“Está vendo o jogo?”, perguntou-me por mensagem o Diogo Olivier.
Jogo? Que jogo? Sabia que em parte alguma do planeta estava sendo realizado qualquer jogo de futebol, com a provável exceção da África, onde o coronavírus é manso como um resfriado, talvez porque os negros africanos, que, afinal, são os pais do Homo sapiens, contem com uma proteção genética que nós, seus filhos pálidos, tenhamos perdido na degeneração dos séculos.
Sabe-se lá.
Mas aquela ideia, de que nos mais de 8 milhões de quilômetros quadrados do território brasileiro ninguém jogava bola, aquela ideia me assombrou. Imaginei todos os estádios, os campos de várzea, as quadras e os campinhos improvisados vazios, as goleiras solitárias, as bolas imobilizadas nos cantos escuros. Quanta desolação no país do futebol.
Mas o jogo. Esse jogo do qual falava o Diogo era Brasil versus Tchecoslováquia, disputado na Copa do México de 1970, em reprise pelo SporTV. Fui assistir, e depois agradeci ao Diogo. Porque, meu Deus, aquilo não foi uma partida de futebol; foi uma obra de arte.
O jogo vertical e agressivo de Pelé, o toque de requinte de Rivellino, a inteligência de Gerson, a eficiência do gremista Everaldo eram como o cinzel de Michelângelo fazendo uma curva no mármore de Carrara, eram como o pincel de Renoir colorindo flores à beira do Sena.
Se você gosta de futebol, assista a uma partida da Seleção de 70. Se não gosta, assista também. Você pode não entender do jogo, mas entenderá da arte que aqueles mestres produziram.
Não foi à toa que, depois da Copa, “tri” virou adjetivo no Rio Grande do Sul. Ser tri era ser o máximo, porque a Seleção de 70, tricampeã mundial, foi o máximo que houve no mundo do futebol.
Fiquei tão entusiasmado ao rever a Seleção, que liguei para uma de suas estrelas, o Tostão. Ficamos conversando a respeito daquele supertime. O Tostão lembrou que, durante muito tempo, havia a dúvida acerca de quem jogaria: ele ou Pelé. Até que, um dia, Zagallo o chamou e perguntou:
– Você topa jogar mais adiantado, na frente do Pelé e do Jairzinho?
Tostão topou, e a mágica se fez.
– Eu era só um coadjuvante naquele time espetacular – disse Tostão, modesto.
Não era. Era muito mais. Tostão também era um Mozart, também era um Beethoven ou, quem sabe, um Beatle.

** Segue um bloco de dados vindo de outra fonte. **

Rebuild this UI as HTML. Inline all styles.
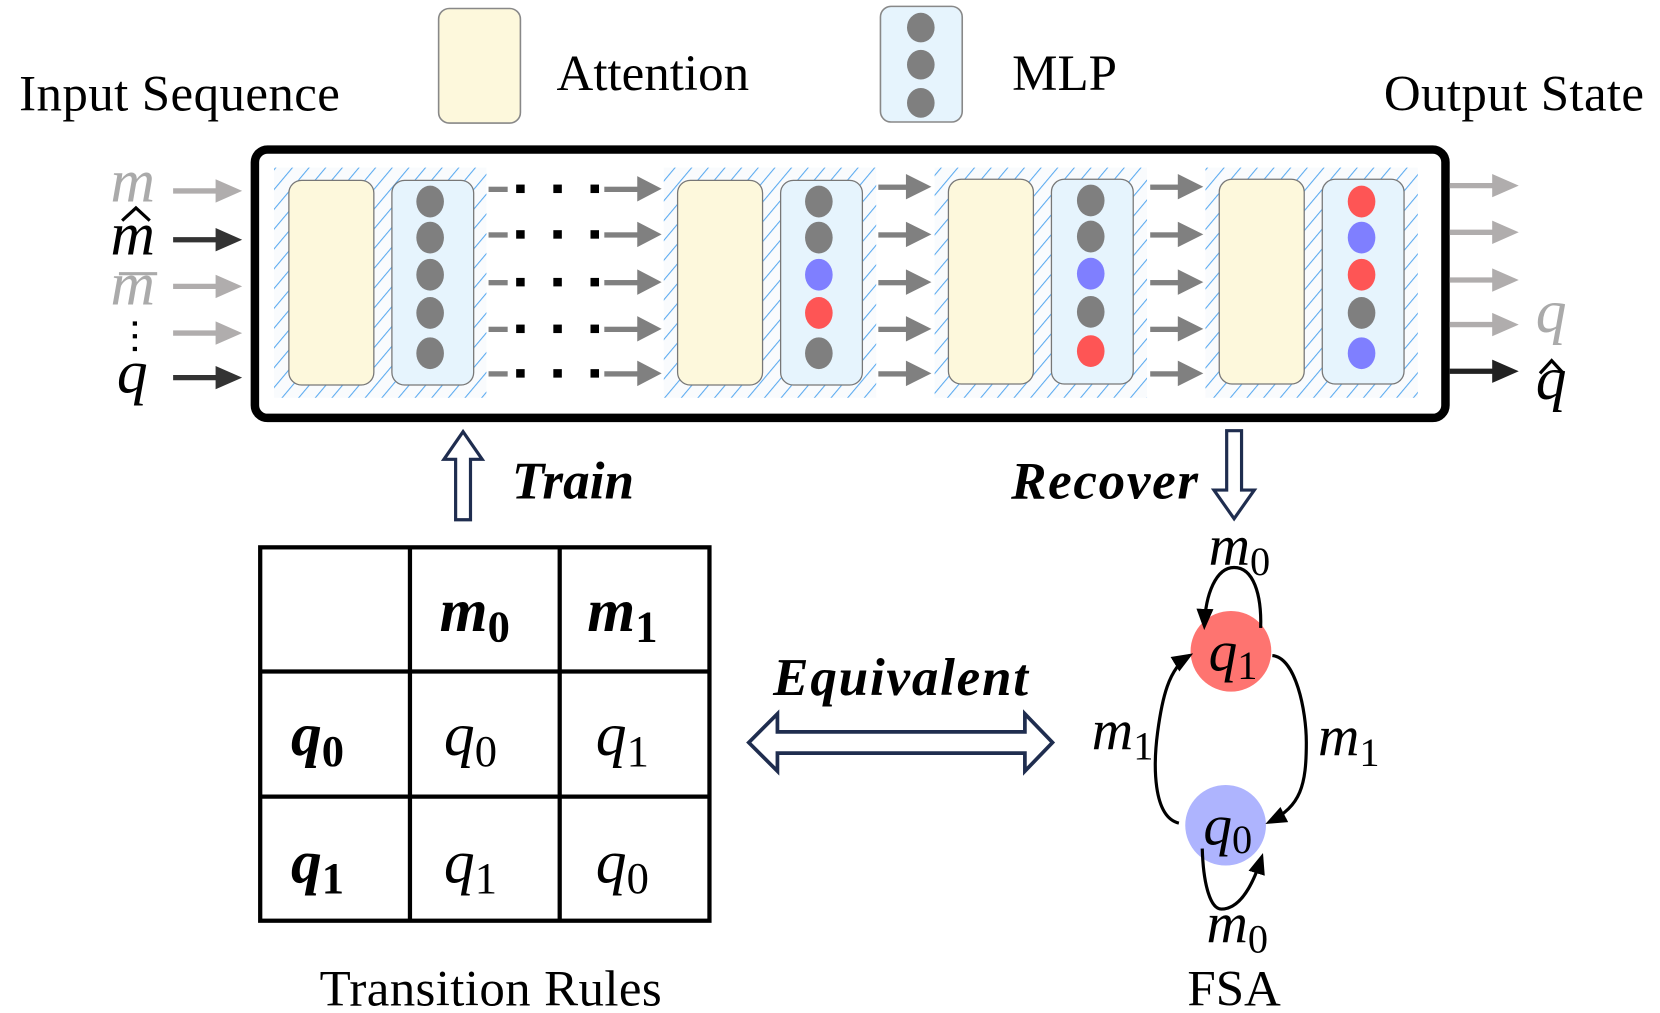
<!DOCTYPE html>
<html><head><meta charset="utf-8"><style>html,body{margin:0;padding:0;background:#fff}svg{display:block}</style></head>
<body>
<svg width="1660" height="1013" viewBox="0 0 1563 955" preserveAspectRatio="none" xmlns="http://www.w3.org/2000/svg" font-family="Liberation Serif, serif">
<defs>
<pattern id="h" patternUnits="userSpaceOnUse" width="12" height="12" patternTransform="rotate(40)">
<rect width="12" height="12" fill="#f9fbfd"/><line x1="0" y1="0" x2="0" y2="12" stroke="#5aaaf0" stroke-width="2"/></pattern>
<marker id="ab" markerWidth="20" markerHeight="20" refX="16" refY="8" orient="auto" markerUnits="userSpaceOnUse" viewBox="0 0 20 16"><path d="M0,0L20,8L0,16z" fill="#000"/></marker>
<g id="dr"><rect x="460" y="-2" width="18" height="5" fill="#808080"/><rect x="486" y="-4" width="8" height="8" fill="#000"/><rect x="521" y="-4" width="8" height="8" fill="#000"/><rect x="556" y="-4" width="8" height="8" fill="#000"/><rect x="569" y="-2" width="35" height="5" fill="#808080"/><path d="M600,-12L623,0L600,12z" fill="#808080"/></g>
<g id="ar"><rect x="827" y="-2" width="30" height="5" fill="#808080"/><path d="M853,-12L877,0L853,12z" fill="#808080"/></g>
</defs>
<!-- legend -->
<rect x="413" y="8" width="77" height="108" rx="10" fill="#fdf8dc" stroke="#888" stroke-width="1.5"/>
<text x="524" y="85" font-size="48">Attention</text>
<rect x="829" y="6" width="77" height="109" rx="10" fill="#e6f4fd" stroke="#888" stroke-width="1.5"/>
<g fill="#7f7f7f"><ellipse cx="867" cy="26" rx="13" ry="14"/><ellipse cx="867" cy="61" rx="13" ry="14"/><ellipse cx="867" cy="97" rx="13" ry="14"/></g>
<text x="953" y="85" font-size="48">MLP</text>
<text x="18" y="104" font-size="48" textLength="302">Input Sequence</text>
<text x="1303" y="104" font-size="48" textLength="245">Output State</text>
<!-- main box -->
<rect x="240" y="141" width="1121" height="253" rx="12" fill="#fff" stroke="#000" stroke-width="8"/>
<g fill="url(#h)"><rect x="258" y="158" width="200" height="217"/><rect x="625" y="158" width="200" height="217"/><rect x="880" y="158" width="200" height="217"/><rect x="1135" y="158" width="200" height="217"/></g>
<g fill="#fdf8dc" stroke="#777" stroke-width="1.2">
<rect x="272" y="170" width="80" height="193" rx="12"/><rect x="638" y="170" width="80" height="193" rx="12"/><rect x="893" y="169" width="80" height="193" rx="12"/><rect x="1148" y="169" width="80" height="193" rx="12"/></g>
<g fill="#e6f4fd" stroke="#777" stroke-width="1.2">
<rect x="369" y="170" width="77" height="193" rx="12"/><rect x="735" y="170" width="77" height="193" rx="12"/><rect x="990" y="169" width="77" height="193" rx="12"/><rect x="1245" y="169" width="77" height="193" rx="12"/></g>
<g>
<ellipse cx="405" cy="190" rx="13" ry="15" fill="#7f7f7f"/><ellipse cx="405" cy="224" rx="13" ry="15" fill="#7f7f7f"/><ellipse cx="405" cy="259" rx="13" ry="15" fill="#7f7f7f"/><ellipse cx="405" cy="295" rx="13" ry="15" fill="#7f7f7f"/><ellipse cx="405" cy="333" rx="13" ry="15" fill="#7f7f7f"/>
<ellipse cx="771" cy="190" rx="13" ry="15" fill="#7f7f7f"/><ellipse cx="771" cy="224" rx="13" ry="15" fill="#7f7f7f"/><ellipse cx="771" cy="259" rx="13" ry="15" fill="#7f7fff"/><ellipse cx="771" cy="295" rx="13" ry="15" fill="#fe5555"/><ellipse cx="771" cy="333" rx="13" ry="15" fill="#7f7f7f"/>
<ellipse cx="1027" cy="189" rx="13" ry="15" fill="#7f7f7f"/><ellipse cx="1027" cy="223" rx="13" ry="15" fill="#7f7f7f"/><ellipse cx="1027" cy="258" rx="13" ry="15" fill="#7f7fff"/><ellipse cx="1027" cy="294" rx="13" ry="15" fill="#7f7f7f"/><ellipse cx="1027" cy="331" rx="13" ry="15" fill="#fe5555"/>
<ellipse cx="1282" cy="190" rx="13" ry="15" fill="#fe5555"/><ellipse cx="1282" cy="224" rx="13" ry="15" fill="#7f7fff"/><ellipse cx="1282" cy="259" rx="13" ry="15" fill="#fe5555"/><ellipse cx="1282" cy="295" rx="13" ry="15" fill="#7f7f7f"/><ellipse cx="1282" cy="333" rx="13" ry="15" fill="#7f7fff"/>
</g>
<!-- input labels/arrows -->
<g font-style="italic" font-size="58">
<text x="104" y="190" fill="#aaa" textLength="50">m</text>
<text x="104" y="240" fill="#000" textLength="50">m</text>
<text x="104" y="287" fill="#aaa" textLength="50">m</text>
<text x="110" y="370" fill="#000">q</text>
</g>
<path d="M115,208L128,196L141,208" fill="none" stroke="#000" stroke-width="3"/>
<line x1="112" y1="258" x2="148" y2="258" stroke="#aaa" stroke-width="3"/>
<g fill="#000"><rect x="125" y="303" width="4" height="4"/><rect x="125" y="315" width="4" height="4"/><rect x="125" y="327" width="4" height="4"/></g>
<g stroke-width="5">
<line x1="163" y1="180" x2="205" y2="180" stroke="#b0adad"/><path d="M203,169L228,180L203,191z" fill="#b0adad"/>
<line x1="163" y1="226" x2="205" y2="226" stroke="#333"/><path d="M203,215L228,226L203,237z" fill="#333"/>
<line x1="163" y1="270" x2="205" y2="270" stroke="#b0adad"/><path d="M203,259L228,270L203,281z" fill="#b0adad"/>
<line x1="163" y1="314" x2="205" y2="314" stroke="#b0adad"/><path d="M203,303L228,314L203,325z" fill="#b0adad"/>
<line x1="163" y1="356" x2="205" y2="356" stroke="#333"/><path d="M203,345L228,356L203,367z" fill="#333"/>
</g>
<use href="#dr" y="178"/><use href="#dr" y="221"/><use href="#dr" y="266"/><use href="#dr" y="310"/><use href="#dr" y="352"/>
<use href="#ar" y="176"/><use href="#ar" y="221"/><use href="#ar" y="266"/><use href="#ar" y="310"/><use href="#ar" y="352"/>
<use href="#ar" x="256" y="176"/><use href="#ar" x="256" y="221"/><use href="#ar" x="256" y="266"/><use href="#ar" x="256" y="310"/><use href="#ar" x="256" y="352"/>
<!-- outputs -->
<g stroke-width="5">
<line x1="1365" y1="175" x2="1408" y2="175" stroke="#b0adad"/><path d="M1405,164L1430,175L1405,186z" fill="#b0adad"/>
<line x1="1365" y1="219" x2="1408" y2="219" stroke="#b0adad"/><path d="M1405,208L1430,219L1405,230z" fill="#b0adad"/>
<line x1="1365" y1="264" x2="1408" y2="264" stroke="#b0adad"/><path d="M1405,253L1430,264L1405,275z" fill="#b0adad"/>
<line x1="1365" y1="306" x2="1408" y2="306" stroke="#b0adad"/><path d="M1405,295L1430,306L1405,317z" fill="#b0adad"/>
<line x1="1365" y1="350" x2="1408" y2="350" stroke="#222"/><path d="M1405,339L1430,350L1405,361z" fill="#222"/>
</g>
<text x="1446" y="313" font-size="58" font-style="italic" fill="#aaa">q</text>
<text x="1446" y="376" font-size="58" font-style="italic">q</text>
<path d="M1450,352L1461,340L1472,352" fill="none" stroke="#000" stroke-width="3"/>
<!-- train / recover -->
<path d="M429,490L429,433L418,433L436,407L454,433L443,433L443,490z" fill="#fff" stroke="#1f2d4f" stroke-width="3"/>
<text x="482" y="470" font-size="50" font-weight="bold" font-style="italic" textLength="115">Train</text>
<path d="M1155,406L1155,462L1143,462L1162,489L1181,462L1169,462L1169,406z" fill="#fff" stroke="#1f2d4f" stroke-width="3"/>
<text x="952" y="470" font-size="50" font-weight="bold" font-style="italic" textLength="176">Recover</text>
<!-- table -->
<g stroke="#000" stroke-width="4" fill="none">
<rect x="245" y="516" width="423" height="352"/>
<line x1="386" y1="516" x2="386" y2="868"/><line x1="527" y1="516" x2="527" y2="868"/>
<line x1="245" y1="633" x2="668" y2="633"/><line x1="245" y1="751" x2="668" y2="751"/>
</g>
<g font-size="58" font-style="italic">
<text x="414" y="595" font-weight="bold">m<tspan font-size="42" font-style="normal" dy="10">0</tspan></text>
<text x="553" y="595" font-weight="bold">m<tspan font-size="42" font-style="normal" dy="10">1</tspan></text>
<text x="274" y="712" font-weight="bold">q<tspan font-size="42" font-style="normal" dy="10">0</tspan></text>
<text x="274" y="832" font-weight="bold">q<tspan font-size="42" font-style="normal" dy="10">1</tspan></text>
<text x="418" y="712">q<tspan font-size="42" font-style="normal" dy="10">0</tspan></text>
<text x="561" y="712">q<tspan font-size="42" font-style="normal" dy="10">1</tspan></text>
<text x="418" y="832">q<tspan font-size="42" font-style="normal" dy="10">1</tspan></text>
<text x="561" y="832">q<tspan font-size="42" font-style="normal" dy="10">0</tspan></text>
</g>
<text x="462" y="948" font-size="48" text-anchor="middle" textLength="322">Transition Rules</text>
<!-- equivalent -->
<text x="848" y="655" font-size="50" font-weight="bold" font-style="italic" text-anchor="middle" textLength="240">Equivalent</text>
<path d="M705,700L732,673L732,690L965,690L965,673L991,700L965,727L965,710L732,710L732,727z" fill="#fff" stroke="#1f2d4f" stroke-width="3.5"/>
<!-- FSA -->
<circle cx="1159" cy="614" r="38" fill="#fe7470"/>
<circle cx="1154" cy="778" r="38" fill="#aeb4fe"/>
<g font-size="54" font-style="italic">
<text x="1138" y="632">q<tspan font-size="38" font-style="normal" dy="8">1</tspan></text>
<text x="1133" y="796">q<tspan font-size="38" font-style="normal" dy="8">0</tspan></text>
<text x="1138" y="532">m<tspan font-size="38" font-style="normal" dy="10">0</tspan></text>
<text x="1028" y="706">m<tspan font-size="38" font-style="normal" dy="10">1</tspan></text>
<text x="1241" y="712">m<tspan font-size="38" font-style="normal" dy="10">1</tspan></text>
<text x="1136" y="888">m<tspan font-size="38" font-style="normal" dy="10">0</tspan></text>
</g>
<g fill="none" stroke="#000" stroke-width="3" marker-end="url(#ab)">
<path d="M1187,592C1188,560 1180,535 1162,535C1145,535 1135,560 1134,590"/>
<path d="M1110,776C1085,770 1086,720 1090,690C1094,660 1100,630 1120,618"/>
<path d="M1198,618C1220,620 1230,670 1230,700C1230,740 1225,760 1195,775"/>
<path d="M1132,800C1133,835 1140,857 1150,857C1165,857 1178,840 1188,808"/>
</g>
<text x="1162" y="948" font-size="48" text-anchor="middle">FSA</text>
</svg>
</body></html>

Em junho, aquela obra-prima completará 50 anos, e talvez não possamos festejar a data como deveríamos. Pensando nisso, comecei a pesquisar sobre 1970, procurando algo da época que definisse a Seleção. Queria um fato que não fosse do mundo do futebol, mas que fosse típico daquele tempo, demonstrando a graça, a manemolência, a malícia e, também, a dureza dos anos 1970.
Encontrei.
Tenho cá uma antiga coleção da Abril Cultural, História do Século 20. Era uma das enciclopédias que a minha mãe vendia para nos sustentar, a mim e a meus irmãos. Pois no capítulo sobre 1970 há a reprodução da notícia da morte de Jimi Hendrix, ocorrida pouco depois da Copa do México. A notícia contou que, três anos antes, Hendrix fora considerado, numa pesquisa britânica, “o maior intérprete de música popular do mundo”. E acrescentou:
“Algumas de suas apresentações foram censuradas nos EUA ‘por obscenidade’. Suas interpretações vinham causando controvérsia na Grã-Bretanha, pois o cantor era acusado de ser ‘excessivamente sensual’ devido ao movimento dos seus quadris e à forma de agitar a guitarra”.
Eis aí um resumo da década de 1970, tão criativa e tão repressiva, e da Seleção Brasileira, que, com sua habilidade quase obscena e seus movimentos de quadris, era “excessivamente sensual”. Isso foi há 50 anos. E nunca mais se fez nada igual.